Au mois de septembre dernier, le Festival international de la poésie de Trois-Rivières annonçait ses titres lauréats pour l’année 2021. Le Grand Prix Québecor, qui est le prix le plus prestigieux du Festival – et l’un des prix les plus généreusement dotés au Québec –, est allé à Jardin-cendre d’Hugues Corriveau.

Depuis 1978, l’auteur a pratiqué presque toutes les formes d’art littéraire : la poésie, le roman, le récit, la nouvelle, l’essai et la critique1. Mais c’est sans doute la première qui constitue le fil rouge de son œuvre, puisque le nombre de livres de poésie compte à lui seul pour la moitié des titres publiés. Son seizième recueil, Jardin-cendre, peut être lu comme un prolongement du précédent, publié un an plus tôt. En effet, Et là, mon père suivi de Et là, ma mère2abordait déjà la thématique du deuil. Cette fois-ci, le poète dépasse le contexte particulier du décès de ses deux parents pour étendre l’idée à tout ce qui meurt autour de lui. Il « ferm[e] les yeux / pour penser le monde / dans sa rondeur », c’est-à-dire dans sa globalité.

Dès le premier poème, qui commence par « [j]’ai jardiné ce matin », Corriveau présente son « [p]rojet de creuser / le sol pour y enfouir / des afflictions de craie. » L’usage du mot « enfouir » nous indique que le poète n’entend pas déterrer les morts pour les ramener à la vie ou pour en raviver le souvenir au présent, mais qu’il souhaite plutôt ajouter de nouvelles disparitions à la collection déjà existante.

La lecture de cette même première page révèle encore ceci : « Je ne connais pas les os / que je plante dans la terre. » Et on comprend par là que le « jardin-cendre » dont il est question sera celui qui héberge l’humanité entière, destinée à naître puis à mourir dans le grand temps cosmique de la planète.

Bien sûr, concevoir à l’avance la mort de toute vie implique d’imaginer aussi la sienne. « Je renonce à la beauté. / Je ne suis qu’une errance, / sans le souffle / nécessaire à durer », « moi poursuivi / par ma propre nuit. » Les choses vivantes prennent la couleur des choses mortes, « les ombres / aux ombres s’emmêlent », et les frontières se dissolvent.
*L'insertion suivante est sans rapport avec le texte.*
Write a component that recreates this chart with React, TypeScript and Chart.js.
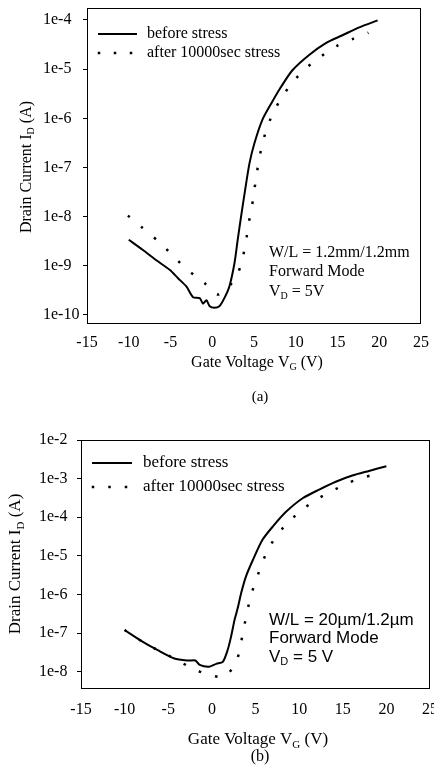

L’auteur se dit « pris au piège / de l’urne de verre soufflé », et ses proches disparus (qui sont eux-mêmes des « êtres pris au piège / des mathématiques cryptées ») participent de la même « intraduisible / déchéance de naître. » Disons-le tout de suite : c’est une histoire qui finit mal. « Entre quatre murs, / tu mourras. »

D’ici là, le « je » continue.

Je survis dans le paysage,
sans ceux-là qui convient
les spectres, anciens
compagnons.
Fractures du crépuscule.
Une même flamme
dans l’œil, frappé
par la frayeur
de l’aurore rompue.
Ciel d’alvéoles.

La sensation d’isolement induite par cette image des alvéoles (petites cellules séparées) est présente dans tout le recueil, et elle s’exprime avec une grande intensité dramatique. « Nulle / plus lourde sentence / que l’absence, celle / des anciens aimés, / retournés, curieux rats / dans leur galerie de solitude. » Cette impression de réclusion trouve

à s’illustrer à travers l’image de la prison – prédominante en ce qu’elle concerne autant le présent de l’âge adulte que le temps révolu de la petite enfance. « Prisonnier que je suis / de ma fascination / pour vous, mes tranquilles / reposés », « [j]e me replie, pelote de laine, dans mon lit à barreaux. »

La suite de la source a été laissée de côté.